With much discussion at UND being devoted to budget talks, students are looking for places to save money in the upcoming years.
Buying textbooks is one of those things that makes college even more expensive.
A program at UND called Open Access offers free online educational resources (OERs), which are college textbooks that are free to students. Instructors can sort through published works or write their own for the classes they teach.
UND sophomore and Student Senator Kaleb Dschaak was involved in the program’s recent push to get on campus.
He said that a few departments and entry-level courses have begun using OERs leading to student savings of over $1 million. He said that it’s in the students’ best interests to use OERs rather than paying for a book and that some professors are paid stipends to incorporate OERs into their classes.
“There’s not a lot everyone agrees on,” Dschaak said. “OERs is one of those things.”
There have been concerns about textbooks with a bias entering classrooms. Without proper vetting of the resources, textbooks with an ideological bias can be used and affect the students’ education. To combat these concerns, committees were established in the UND library system to check the quality and prevent biased materials from getting on campus.
“We’re not too concerned with a poor quality OER getting into our campus,” Dschaak said. “We’ve put fail-safe mechanisms in place for that at the library.”
There are instructors who support OERs and there are some who oppose the change in resources due to concerns of biased work. Dschaak said the materials are not only similar to what instructors already use, but it allows teachers to choose which OERs they want for their courses.
Sheryl Broedel, instructor, said she not only has input in what texts are used in class, but she is also part of the text-collection process.
She is an associate editor for texts regarding the history of science and technology, which is supported by UND and the University of Maryland. She and a colleague were awarded a $10,000 grant for that project from NDUS.
“I can go in onto Open Access text, take what I need, delete what I don’t, reduce the cost, save a few trees, and adapt it to specifically what I want to have adapted to my kind of teaching,” Broedel said.

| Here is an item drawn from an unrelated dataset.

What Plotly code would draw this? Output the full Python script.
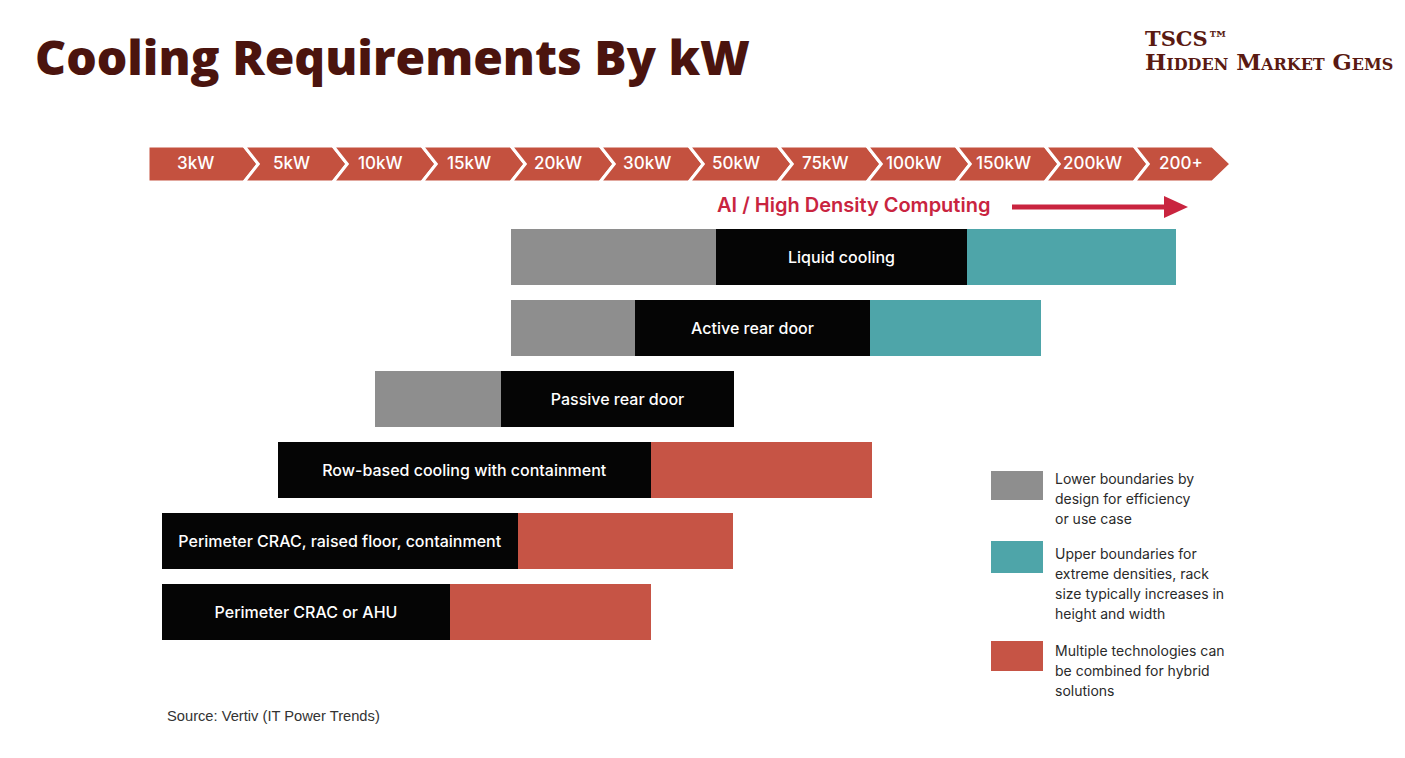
import plotly.graph_objects as go

OFF = 8                      # page body margin in the browser
W, H = 1405 - 2 * OFF, 758 - 2 * OFF

# ---------------- data ----------------
kw_labels = ["3kW", "5kW", "10kW", "15kW", "20kW", "30kW", "50kW", "75kW",
             "100kW", "150kW", "200kW", "200+"]

technologies = ["Liquid cooling", "Active rear door", "Passive rear door",
                "Row-based cooling with containment",
                "Perimeter CRAC, raised floor, containment",
                "Perimeter CRAC or AHU"]

# positions on the kW scale, in category steps (0 = start of "3kW")
lower_start = [4.0, 4.0, 2.47, None, None, None]        # grey: lower boundaries
core_start = [6.3, 5.39, 3.89, 1.38, 0.08, 0.08]        # black: typical range
core_end = [9.12, 8.03, 6.51, 5.57, 4.08, 3.31]
upper_end = [11.47, 9.96, None, None, None, None]       # teal: upper boundaries
hybrid_end = [None, None, None, 8.06, 6.49, 5.57]       # red: hybrid solutions

legend_items = [
    ("Lower boundaries by", "design for efficiency", "or use case"),
    ("Upper boundaries for", "extreme densities, rack",
     "size typically increases in", "height and width"),
    ("Multiple technologies can", "be combined for hybrid", "solutions"),
]

# ---------------- styles ----------------
GREY = "#8e8e8e"
BLACK = "#050505"
TEAL = "#4ea5a9"
RED = "#c65445"
HEAD_RED = "#c4513f"
CRIMSON = "#c9243f"
BROWN = "#4b140e"
LOGO = "#5a1a12"

# screen pixel -> axis conversions (layout helpers)
X0, XS = 155.0, 89.0      # screen px of unit 0, px per unit
Y0, YS = 257.0, 71.0      # screen px of row 0, px per row


def ux(px):
    return (px - X0) / XS


def uy(py):
    return (py - Y0) / YS


def px_(x):
    return (x - OFF) / W


def py_(y):
    return 1 - (y - OFF) / H


fig = go.Figure()


def seg(starts, ends):
    base, length = [], []
    for s, e in zip(starts, ends):
        if s is None or e is None:
            base.append(None)
            length.append(None)
        else:
            base.append(s)
            length.append(e - s)
    return base, length


rows = list(range(len(technologies)))
bw = 0.775

b, l = seg(lower_start, core_start)
fig.add_trace(go.Bar(y=rows, x=l, base=b, orientation="h", width=bw,
                     marker=dict(color=GREY, line=dict(width=0)),
                     name="Lower boundaries", hoverinfo="skip"))
b, l = seg(core_start, core_end)
fig.add_trace(go.Bar(y=rows, x=l, base=b, orientation="h", width=bw,
                     marker=dict(color=BLACK, line=dict(width=0)),
                     text=technologies, textposition="inside",
                     insidetextanchor="middle", constraintext="none",
                     textfont=dict(family="Inter", size=16, color="white", weight=500),
                     name="Core", hoverinfo="skip"))
b, l = seg(core_end, upper_end)
fig.add_trace(go.Bar(y=rows, x=l, base=b, orientation="h", width=bw,
                     marker=dict(color=TEAL, line=dict(width=0)),
                     name="Upper boundaries", hoverinfo="skip"))
b, l = seg(core_end, hybrid_end)
fig.add_trace(go.Bar(y=rows, x=l, base=b, orientation="h", width=bw,
                     marker=dict(color=RED, line=dict(width=0)),
                     name="Hybrid", hoverinfo="skip"))

shapes = []
annotations = []

# ---------------- chevron header ----------------
top, bot = uy(146), uy(182)
mid = (top + bot) / 2
d = 0.16
n = len(kw_labels)
for k in range(n):
    left = ux(148) if k == 0 else k
    right = 11.88 if k == n - 1 else k + 1
    tip = right + (0.21 if k == n - 1 else d)
    if k == 0:
        path = f"M{left},{top} L{right},{top} L{tip},{mid} L{right},{bot} L{left},{bot} Z"
    else:
        path = (f"M{left},{top} L{right},{top} L{tip},{mid} L{right},{bot} "
                f"L{left},{bot} L{left + d},{mid} Z")
    shapes.append(dict(type="path", xref="x", yref="y", path=path,
                       fillcolor=HEAD_RED, line=dict(color="white", width=3),
                       layer="above"))
    cx = 0.46 if k == 0 else k + 0.53
    annotations.append(dict(x=cx, y=mid - 0.02, xref="x", yref="y", text=kw_labels[k],
                            showarrow=False, xanchor="center", yanchor="middle",
                            font=dict(family="Inter", size=17, color="white", weight=500)))

# ---------------- AI / High density ----------------
annotations.append(dict(x=px_(715), y=py_(205), xref="paper", yref="paper",
                        text="AI / High Density Computing", showarrow=False,
                        xanchor="left", yanchor="middle",
                        font=dict(family="Inter", size=20, color=CRIMSON, weight=600)))
ay = py_(207)
shapes.append(dict(type="line", xref="paper", yref="paper", x0=px_(1012), x1=px_(1168),
                   y0=ay, y1=ay, line=dict(color=CRIMSON, width=5)))
shapes.append(dict(type="path", xref="paper", yref="paper",
                   path=(f"M{px_(1164)},{py_(196)} L{px_(1188)},{ay} "
                         f"L{px_(1164)},{py_(218)} Z"),
                   fillcolor=CRIMSON, line=dict(width=0)))

# ---------------- legend ----------------
box_y = [(471, 500), (541, 573), (641, 671)]
box_col = [GREY, TEAL, RED]
line_y0 = [478, 553, 650]
for (y0, y1), c, ly, lines in zip(box_y, box_col, line_y0, legend_items):
    shapes.append(dict(type="rect", xref="paper", yref="paper",
                       x0=px_(991), x1=px_(1043), y0=py_(y1), y1=py_(y0),
                       fillcolor=c, line=dict(width=0)))
    for j, t in enumerate(lines):
        annotations.append(dict(x=px_(1053), y=py_(ly + 20 * j), xref="paper", yref="paper",
                                text=t, showarrow=False, xanchor="left", yanchor="middle",
                                font=dict(family="Inter", size=14, color="#2a2a2a")))

# ---------------- titles / source / logo ----------------
annotations.append(dict(x=px_(33), y=py_(56), xref="paper", yref="paper",
                        text="Cooling Requirements By kW", showarrow=False,
                        xanchor="left", yanchor="middle",
                        font=dict(family="Open Sans", size=48, color=BROWN, weight=800)))
annotations.append(dict(x=px_(165), y=py_(716), xref="paper", yref="paper",
                        text="Source: Vertiv (IT Power Trends)", showarrow=False,
                        xanchor="left", yanchor="middle",
                        font=dict(family="Liberation Sans", size=14.7, color="#333333")))
annotations.append(dict(x=px_(1143), y=py_(38), xref="paper", yref="paper",
                        text="TSCS™", showarrow=False,
                        xanchor="left", yanchor="middle",
                        font=dict(family="DejaVu Serif", size=21, color=LOGO, weight=700)))
annotations.append(dict(x=px_(1143), y=py_(62), xref="paper", yref="paper",
                        text="Hidden Market Gems", showarrow=False,
                        xanchor="left", yanchor="middle",
                        font=dict(family="DejaVu Serif", size=22.5, color=LOGO,
                                  weight=700, variant="small-caps")))

fig.update_layout(
    width=W, height=H,
    margin=dict(l=0, r=0, t=0, b=0),
    paper_bgcolor="white", plot_bgcolor="white",
    barmode="overlay", bargap=0,
    showlegend=False,
    xaxis=dict(range=[ux(OFF), ux(OFF + W)], visible=False, fixedrange=True),
    yaxis=dict(range=[uy(OFF + H), uy(OFF)], visible=False, fixedrange=True),
    shapes=shapes, annotations=annotations,
)

fig.write_html("out.html")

She said they do not affect how she teaches because her role in the room is to supplement the text and engage students with the content.
She also said that students may become more engaged because many students don’t buy the textbooks to start with.
If a student thinks the textbook is too expensive, they may choose not to buy it. This leads to less interaction with the coursework and teachings. If the book is free, they are more likely to get the book, leading to the student being able to follow along.
“Students find it prohibitively expensive,” Broedel said. “And so students opt not to read the text, which makes faculty members teach the text. This ought not to be the case.”
Kallia Rinkel, sophomore, used an OER for a French course and said she wishes OERs were used more frequently. She said what she likes about them are how affordable they are.
“Even just the difference of fifty bucks can make such a difference,” Rinkel said.
Senior Peter Monsrud said he prefers to hold a physical book rather than reading from a screen, but sees lower student costs as a great thing.
“For someone who can’t easily afford textbooks or just someone who doesn’t want to pay, this is a great option for them and it allows more people to access (books) who wouldn’t otherwise have it,” Monsrud said.
Student Senate and the university are moving forward with the integration of Open Access.
“It’s a really strong decision,” Dschaak said. “It helps the students. It helps the professors. It helps the university.”
This spring, entry-level courses in sociology, language and math courses will be implementing OERs. There are plans to bring in OERs for entry-level chemistry and fine arts courses in the upcoming semesters.